Kewajiban Bayar Royalti Musik: Memahami Dampaknya bagi Pelaku Usaha di Indonesia
Pemutaran musik di tempat umum seperti kafe, restoran, dan hotel kini wajib memenuhi ketentuan hukum yang mengatur penggunaan karya cipta. Berdasarkan Undang-Undang Nomor 28 Tahun 2014 tentang Hak Cipta dan Peraturan Pemerintah Nomor 56 Tahun 2021, setiap pemilik usaha yang memanfaatkan musik untuk keperluan komersial diwajibkan membayar royalti. Kebijakan ini bertujuan untuk melindungi hak pencipta lagu serta pemilik hak cipta.
Direktorat Jenderal Kekayaan Intelektual (DJKI) Kementerian Hukum dan HAM menegaskan bahwa pemutaran lagu dari berbagai media—baik CD, USB, radio, maupun platform streaming seperti Spotify dan YouTube—harus dilengkapi dengan izin resmi. Para pelaku usaha seperti kafe, pub, hotel, dan pusat kebugaran menjadi subjek utama yang wajib membayar royalti.
Tarif royalti ditetapkan dalam Keputusan Menkumham HKI.02/2016 dengan bervariasi sesuai jenis usaha. Contohnya, untuk restoran dan kafe dikenakan tarif Rp 60.000 per kursi per tahun. Bagi pemilik usaha, proses pembayaran royalti kini lebih mudah dengan sistem online yang disediakan oleh Lembaga Manajemen Kolektif Nasional (LMKN). Selain keringanan untuk Usaha Mikro, Kecil, dan Menengah (UMKM), kebijakan ini mendorong pertumbuhan sektor usaha tanpa mengabaikan hak pencipta.
Namun, pelanggaran terhadap kewajiban ini tidak hanya berpotensi menimbulkan masalah hukum, tetapi juga reputasi. Kasus-kasus hukum yang pernah terjadi menunjukkan risiko denda dan ganti rugi yang bisa merugikan pelaku usaha. Contohnya, sebuah tempat karaoke yang dipaksa membayar royalti sekunder senilai Rp 15.840.000 karena memutar musik tanpa izin.
Respon pelaku usaha terhadap kewajiban royalti ini bervariasi. Beberapa pemilik kafe memilih memutar lagu dari musisi independen yang telah memberikan izin, sementara yang lain menciptakan musik orisinal untuk menjaga suasana tempat mereka.
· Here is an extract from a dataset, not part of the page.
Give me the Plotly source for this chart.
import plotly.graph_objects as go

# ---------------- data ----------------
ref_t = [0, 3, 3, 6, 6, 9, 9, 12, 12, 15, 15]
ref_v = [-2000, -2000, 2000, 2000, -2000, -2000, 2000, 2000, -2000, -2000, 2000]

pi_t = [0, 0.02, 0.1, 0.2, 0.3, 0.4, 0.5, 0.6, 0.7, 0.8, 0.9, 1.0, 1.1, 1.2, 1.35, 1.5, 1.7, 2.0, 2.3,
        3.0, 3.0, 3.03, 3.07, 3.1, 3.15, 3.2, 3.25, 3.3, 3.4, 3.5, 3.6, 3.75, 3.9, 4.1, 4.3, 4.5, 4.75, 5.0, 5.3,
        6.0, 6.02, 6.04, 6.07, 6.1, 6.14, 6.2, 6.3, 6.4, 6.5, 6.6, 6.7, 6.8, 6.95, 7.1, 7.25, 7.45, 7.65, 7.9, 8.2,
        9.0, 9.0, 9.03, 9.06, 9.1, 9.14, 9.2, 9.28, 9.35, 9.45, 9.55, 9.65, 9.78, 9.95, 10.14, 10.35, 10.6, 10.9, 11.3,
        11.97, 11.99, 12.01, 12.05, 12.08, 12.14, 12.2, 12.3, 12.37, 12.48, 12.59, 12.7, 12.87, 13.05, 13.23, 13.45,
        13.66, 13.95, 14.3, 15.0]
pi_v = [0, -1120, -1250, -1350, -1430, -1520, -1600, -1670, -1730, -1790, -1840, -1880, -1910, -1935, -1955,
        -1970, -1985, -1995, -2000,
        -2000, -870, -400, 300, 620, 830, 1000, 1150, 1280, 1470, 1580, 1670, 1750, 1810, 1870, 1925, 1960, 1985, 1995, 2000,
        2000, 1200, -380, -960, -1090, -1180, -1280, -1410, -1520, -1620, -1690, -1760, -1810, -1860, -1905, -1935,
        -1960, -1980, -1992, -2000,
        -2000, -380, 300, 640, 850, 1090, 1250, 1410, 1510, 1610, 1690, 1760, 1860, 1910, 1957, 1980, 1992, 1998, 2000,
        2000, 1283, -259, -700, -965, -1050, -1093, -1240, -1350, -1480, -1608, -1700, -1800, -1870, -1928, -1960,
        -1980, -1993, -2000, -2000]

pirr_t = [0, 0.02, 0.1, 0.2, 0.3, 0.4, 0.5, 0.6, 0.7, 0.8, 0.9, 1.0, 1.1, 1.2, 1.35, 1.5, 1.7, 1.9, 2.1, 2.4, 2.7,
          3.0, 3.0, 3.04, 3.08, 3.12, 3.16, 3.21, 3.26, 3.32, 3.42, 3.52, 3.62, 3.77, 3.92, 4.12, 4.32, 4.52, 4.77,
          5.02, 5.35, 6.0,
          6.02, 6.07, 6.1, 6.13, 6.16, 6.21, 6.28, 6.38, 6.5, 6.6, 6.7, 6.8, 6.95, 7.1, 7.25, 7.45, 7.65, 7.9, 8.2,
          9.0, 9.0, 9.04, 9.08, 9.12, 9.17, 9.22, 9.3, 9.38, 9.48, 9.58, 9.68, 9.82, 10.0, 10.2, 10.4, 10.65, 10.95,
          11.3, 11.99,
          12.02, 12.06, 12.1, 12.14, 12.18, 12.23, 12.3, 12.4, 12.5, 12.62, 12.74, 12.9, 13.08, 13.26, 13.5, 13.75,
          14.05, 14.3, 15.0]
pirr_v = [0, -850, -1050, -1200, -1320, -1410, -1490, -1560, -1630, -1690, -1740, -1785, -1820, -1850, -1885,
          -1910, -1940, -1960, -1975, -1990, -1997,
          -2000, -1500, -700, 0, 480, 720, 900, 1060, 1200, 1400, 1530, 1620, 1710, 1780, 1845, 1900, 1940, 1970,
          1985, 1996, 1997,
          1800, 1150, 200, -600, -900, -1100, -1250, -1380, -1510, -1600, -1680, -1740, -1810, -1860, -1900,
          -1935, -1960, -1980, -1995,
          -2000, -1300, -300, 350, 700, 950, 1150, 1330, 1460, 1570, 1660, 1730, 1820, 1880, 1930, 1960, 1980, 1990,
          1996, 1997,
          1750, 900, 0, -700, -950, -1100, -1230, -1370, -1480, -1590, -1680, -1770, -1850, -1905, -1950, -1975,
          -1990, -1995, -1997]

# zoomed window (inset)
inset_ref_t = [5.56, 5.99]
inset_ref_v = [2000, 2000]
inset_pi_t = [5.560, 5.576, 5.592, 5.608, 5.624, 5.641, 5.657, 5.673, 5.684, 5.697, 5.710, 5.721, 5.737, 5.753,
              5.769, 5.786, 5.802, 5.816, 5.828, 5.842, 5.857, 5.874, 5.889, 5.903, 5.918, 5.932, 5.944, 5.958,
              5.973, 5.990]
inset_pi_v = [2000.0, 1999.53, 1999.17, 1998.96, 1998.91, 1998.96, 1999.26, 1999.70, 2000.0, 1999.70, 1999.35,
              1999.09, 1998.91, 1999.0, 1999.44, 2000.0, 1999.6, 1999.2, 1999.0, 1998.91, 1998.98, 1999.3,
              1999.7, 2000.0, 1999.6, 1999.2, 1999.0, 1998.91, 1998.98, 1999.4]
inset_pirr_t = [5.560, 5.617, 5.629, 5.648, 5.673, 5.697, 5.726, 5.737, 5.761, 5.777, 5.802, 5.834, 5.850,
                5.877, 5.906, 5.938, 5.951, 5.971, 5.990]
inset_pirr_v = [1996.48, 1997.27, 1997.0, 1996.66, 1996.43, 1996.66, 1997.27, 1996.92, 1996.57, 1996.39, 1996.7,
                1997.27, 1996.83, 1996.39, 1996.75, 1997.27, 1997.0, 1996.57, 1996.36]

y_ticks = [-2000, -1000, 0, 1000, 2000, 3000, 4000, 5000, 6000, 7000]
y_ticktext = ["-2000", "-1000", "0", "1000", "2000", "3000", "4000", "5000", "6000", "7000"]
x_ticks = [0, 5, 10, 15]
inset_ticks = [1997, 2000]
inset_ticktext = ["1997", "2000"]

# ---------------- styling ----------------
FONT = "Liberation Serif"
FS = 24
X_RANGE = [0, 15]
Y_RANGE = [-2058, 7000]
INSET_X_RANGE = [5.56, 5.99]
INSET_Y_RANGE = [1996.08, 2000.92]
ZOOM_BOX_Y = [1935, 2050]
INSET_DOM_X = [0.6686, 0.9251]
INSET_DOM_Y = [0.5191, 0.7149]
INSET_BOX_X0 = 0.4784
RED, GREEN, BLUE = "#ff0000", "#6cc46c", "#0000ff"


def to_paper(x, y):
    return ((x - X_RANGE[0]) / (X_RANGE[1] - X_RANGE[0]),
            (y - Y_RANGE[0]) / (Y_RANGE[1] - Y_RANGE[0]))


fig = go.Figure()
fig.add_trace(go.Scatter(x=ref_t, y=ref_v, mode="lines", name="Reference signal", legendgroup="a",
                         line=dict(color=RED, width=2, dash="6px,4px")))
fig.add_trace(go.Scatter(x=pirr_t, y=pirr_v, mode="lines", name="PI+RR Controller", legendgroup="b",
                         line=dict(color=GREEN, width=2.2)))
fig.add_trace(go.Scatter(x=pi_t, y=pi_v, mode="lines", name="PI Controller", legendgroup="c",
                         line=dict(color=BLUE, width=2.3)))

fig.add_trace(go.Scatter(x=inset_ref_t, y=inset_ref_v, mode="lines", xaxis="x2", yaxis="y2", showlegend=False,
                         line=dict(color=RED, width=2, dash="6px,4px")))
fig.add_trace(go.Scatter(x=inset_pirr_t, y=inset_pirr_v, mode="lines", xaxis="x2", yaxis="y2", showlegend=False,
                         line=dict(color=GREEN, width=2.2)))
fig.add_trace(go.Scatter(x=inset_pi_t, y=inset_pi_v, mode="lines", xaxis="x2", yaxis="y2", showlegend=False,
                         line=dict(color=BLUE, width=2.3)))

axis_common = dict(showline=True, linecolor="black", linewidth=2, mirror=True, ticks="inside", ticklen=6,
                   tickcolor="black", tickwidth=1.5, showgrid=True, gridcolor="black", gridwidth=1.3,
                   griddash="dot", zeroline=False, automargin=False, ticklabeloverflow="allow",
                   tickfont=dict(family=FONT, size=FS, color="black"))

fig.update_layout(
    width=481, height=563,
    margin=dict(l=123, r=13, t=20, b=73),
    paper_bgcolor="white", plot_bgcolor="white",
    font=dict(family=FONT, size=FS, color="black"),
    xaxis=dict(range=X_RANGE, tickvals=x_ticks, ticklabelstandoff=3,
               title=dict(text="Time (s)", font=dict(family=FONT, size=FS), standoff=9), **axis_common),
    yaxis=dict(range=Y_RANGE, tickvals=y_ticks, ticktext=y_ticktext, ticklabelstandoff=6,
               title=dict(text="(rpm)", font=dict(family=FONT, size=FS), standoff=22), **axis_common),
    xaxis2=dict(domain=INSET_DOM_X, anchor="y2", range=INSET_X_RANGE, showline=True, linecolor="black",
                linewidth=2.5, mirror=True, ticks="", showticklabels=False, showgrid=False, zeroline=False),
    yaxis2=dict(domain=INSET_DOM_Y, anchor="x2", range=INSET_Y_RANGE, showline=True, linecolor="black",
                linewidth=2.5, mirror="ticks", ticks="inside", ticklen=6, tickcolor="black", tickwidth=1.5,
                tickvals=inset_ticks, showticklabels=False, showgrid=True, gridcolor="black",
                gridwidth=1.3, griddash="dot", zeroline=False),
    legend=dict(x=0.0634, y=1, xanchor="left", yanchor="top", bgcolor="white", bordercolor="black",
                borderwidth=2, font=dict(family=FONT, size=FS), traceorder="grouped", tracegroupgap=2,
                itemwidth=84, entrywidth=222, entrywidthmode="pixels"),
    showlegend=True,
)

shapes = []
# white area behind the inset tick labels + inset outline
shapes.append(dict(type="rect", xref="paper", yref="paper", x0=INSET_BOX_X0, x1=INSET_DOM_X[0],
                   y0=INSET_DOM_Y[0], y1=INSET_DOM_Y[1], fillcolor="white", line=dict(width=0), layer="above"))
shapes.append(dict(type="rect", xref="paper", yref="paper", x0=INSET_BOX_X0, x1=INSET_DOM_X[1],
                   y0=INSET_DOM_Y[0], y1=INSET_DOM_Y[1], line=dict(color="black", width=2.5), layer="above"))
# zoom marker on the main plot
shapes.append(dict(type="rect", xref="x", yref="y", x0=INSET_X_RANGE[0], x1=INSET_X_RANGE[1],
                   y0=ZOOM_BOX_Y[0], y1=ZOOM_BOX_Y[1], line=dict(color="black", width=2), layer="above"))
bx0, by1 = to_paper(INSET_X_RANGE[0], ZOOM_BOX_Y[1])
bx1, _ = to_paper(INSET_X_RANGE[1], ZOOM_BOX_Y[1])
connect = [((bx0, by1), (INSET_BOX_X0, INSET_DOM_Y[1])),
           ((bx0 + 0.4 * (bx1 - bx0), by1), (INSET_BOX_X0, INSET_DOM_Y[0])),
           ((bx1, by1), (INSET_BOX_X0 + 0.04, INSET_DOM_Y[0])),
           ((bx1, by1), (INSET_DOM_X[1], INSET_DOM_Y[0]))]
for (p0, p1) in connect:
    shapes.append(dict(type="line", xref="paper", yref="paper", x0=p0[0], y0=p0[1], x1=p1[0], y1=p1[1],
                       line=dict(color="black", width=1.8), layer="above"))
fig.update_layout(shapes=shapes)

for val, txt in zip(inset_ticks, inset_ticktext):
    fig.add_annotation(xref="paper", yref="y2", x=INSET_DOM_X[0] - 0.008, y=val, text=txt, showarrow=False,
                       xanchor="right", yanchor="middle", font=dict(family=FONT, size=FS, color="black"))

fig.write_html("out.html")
Langkah ini tidak hanya menghindari biaya royalti, tetapi juga memperkuat identitas merek usaha. Misalnya, Jaaf Coffee Bar di Denpasar kini memutar lagu-lagu karya mereka sendiri dan berencana menambah koleksi dengan kolaborasi musisi lokal.
Di sisi lain, muncul pula konsep “silent café” di kalangan pelaku usaha kecil yang mengurangi frekuensi pemutaran musik, menyediakan suasana tenang yang menarik bagi pelanggan yang ingin bekerja. Pandangan inovatif ini menjadi alternatif menarik di tengah tuntutan untuk membayar royalti.
Dengan mengikuti prosedur pembayaran yang transparan, pelaku usaha dapat mematuhi peraturan dan meningkatkan kualitas pelayanan. Kunjungi situs resmi LMKN untuk mendaftar, menghitung tarif royalti, serta mendapatkan izin pemanfaatan musik. Dengan memenuhi kewajiban ini, pelaku usaha tidak hanya melindungi diri dari risiko hukum, tetapi juga berkontribusi terhadap penghargaan terhadap karya intelektual.
Penting bagi masyarakat dan pelaku usaha di Indonesia untuk memahami bahwa pemutaran musik bukan sekadar penambah suasana, melainkan juga tanggung jawab hukum yang harus dipatuhi. Membayar royalti bukan hanya sebuah kewajiban, tetapi juga investasi dalam menjaga reputasi dan keberlangsungan bisnis.